9. Ethical Considerations and Explainability:

    Goal: Discuss the ethics in using and deploying your AI-based solution by investigating and implementing suitable explainability methods.
    
    Task: Understanding how a machine learning model makes predictions is crucial for ensuring transparency, fairness, and accountability in AI deployment. One of the widely used techniques for model explainability is SHAP (SHapley Additive exPlanations), which helps determine how much each feature (word) contributes to a prediction.
    In this task, you will use SHAP to analyze the impact of individual words on sentiment classification. This will allow you to visualize which words increase or decrease the probability of a positive or negative sentiment prediction. Additionally, discuss key aspects such as potential biases in the model, fairness in outcomes, and accountability in AI decision-making.

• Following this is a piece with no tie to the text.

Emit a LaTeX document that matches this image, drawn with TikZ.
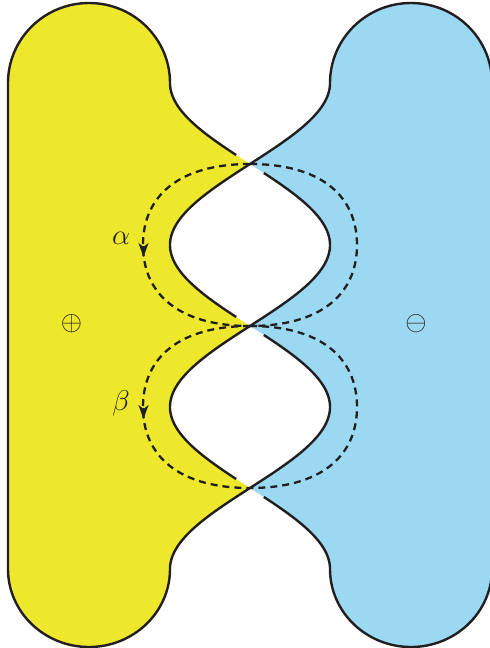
\documentclass[tikz,border=0pt]{standalone}
\usetikzlibrary{arrows.meta}
\definecolor{yel}{RGB}{238,232,44}
\definecolor{blu}{RGB}{155,217,242}
\definecolor{ink}{RGB}{35,31,32}
\begin{document}
\begin{tikzpicture}[x=1pt,y=-1pt,
  outline/.style={draw=ink,line width=2.4pt},
  loop/.style={draw=ink,line width=2.3pt,dash pattern=on 7pt off 5pt},
  arrowtip/.style={draw=ink,fill=ink,line width=1pt,-{Stealth[length=14pt,width=10pt,inset=4pt]}},
  lbl/.style={text=ink,font=\Huge,scale=1.15,inner sep=0pt},
  sign/.style={text=ink,font=\Huge,scale=1.1,inner sep=0pt}]
\useasboundingbox (0,0) rectangle (490,648);
% fills
\fill[yel] (8,83) arc[start angle=180,end angle=360,x radius=81,y radius=80]
  -- plot[domain=83:569,samples=487,variable=\t] ({250-80*abs(sin((\t-164)/0.9))},\t)
  arc[start angle=0,end angle=180,x radius=81,y radius=78] -- cycle;
\fill[blu] (330,83) arc[start angle=180,end angle=360,x radius=81,y radius=80]
  -- (492,569) arc[start angle=0,end angle=180,x radius=81,y radius=78]
  -- plot[domain=569:83,samples=487,variable=\t] ({250+80*abs(sin((\t-164)/0.9))},\t) -- cycle;
% outer outlines
\draw[outline] (170,569) arc[start angle=0,end angle=180,x radius=81,y radius=78]
  -- (8,83) arc[start angle=180,end angle=360,x radius=81,y radius=80];
\draw[outline] (330,83) arc[start angle=180,end angle=360,x radius=81,y radius=80]
  -- (492,569) arc[start angle=0,end angle=180,x radius=81,y radius=78];
% curve B (yellow top -> hole1 right -> hole2 left -> blue bottom)
\draw[outline] plot[domain=83:155,samples=73,variable=\t] ({250+80*sin((\t-164)/0.9)},\t);
\draw[outline] plot[domain=173:479,samples=200,variable=\t] ({250+80*sin((\t-164)/0.9)},\t);
\draw[outline] plot[domain=497:569,samples=73,variable=\t] ({250+80*sin((\t-164)/0.9)},\t);
% curve A (blue top -> hole1 left -> hole2 right -> yellow bottom)
\draw[outline] plot[domain=83:317,samples=200,variable=\t] ({250-80*sin((\t-164)/0.9)},\t);
\draw[outline] plot[domain=335:569,samples=200,variable=\t] ({250-80*sin((\t-164)/0.9)},\t);
% dashed loops
\coordinate (c1) at (250,164);
\coordinate (c2) at (250,326);
\coordinate (c3) at (250,488);
\draw[loop] (c1) .. controls (180,164) and (143,195) .. (143,245)
  .. controls (143,295) and (180,326) .. (c2)
  .. controls (320,326) and (357,295) .. (357,245)
  .. controls (357,195) and (320,164) .. (c1);
\draw[loop] (c2) .. controls (180,326) and (143,357) .. (143,407)
  .. controls (143,457) and (180,488) .. (c3)
  .. controls (320,488) and (357,457) .. (357,407)
  .. controls (357,357) and (320,326) .. (c2);
% arrows
\coordinate (a0) at (143.5,246);
\coordinate (a1) at (143.5,257);
\coordinate (b0) at (143.5,408);
\coordinate (b1) at (143.5,419);
\draw[arrowtip] (a0) -- (a1);
\draw[arrowtip] (b0) -- (b1);
% labels
\node[lbl] (alpha) at (121,238) {$\alpha$};
\node[lbl] (beta) at (121,403) {$\beta$};
\node[sign] (plus) at (71.5,324) {$\oplus$};
\node[sign] (minus) at (416,324) {$\ominus$};
\end{tikzpicture}
\end{document}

You can find more information here: https://shap.readthedocs.io/en/latest/generated/shap.Explanation.html

In [18]:
# TASK 9: Ethical Considerations & Explainability

# Show SHAP summary plot with proper feature names


10. Deployment Considerations for Embedded Systems:

    Goal: Optimize and convert the trained logistic regression model for deployment on embedded systems like Arduino
    
    Task: To deploy the trained logistic regression model on a resource-constrained embedded system like an Arduino, we must optimize and convert the model into a format suitable for execution in an environment with limited memory and processing power. Since embedded systems do not support direct execution of machine learning models trained in Python, we extract the model’s learned parameters—namely, the weights and bias—after training. These parameters are then quantized to fixed-point integers to eliminate the need for floating-point calculations, which are inefficient on microcontrollers.
    Once quantization is applied, we generate a C++ .h header file containing the model’s coefficients and bias, formatted in a way that allows direct use within an Arduino sketch. The final model is optimized to perform inference using integer arithmetic, making it both lightweight and efficient for deployment on microcontrollers. You can find more information here: https://medium.com/@thommaskevin/tinyml-binomial-logistic-regression-0fdbf00e6765

In [19]:
# TASK 10: Deployment Considerations (Model Quantization & Export for Arduino)
# Extract weights and bias from the trained logistic regression model

# Apply quantization (convert to fixed-point representation)

# Generate C++ header file for Arduino

# Save the header file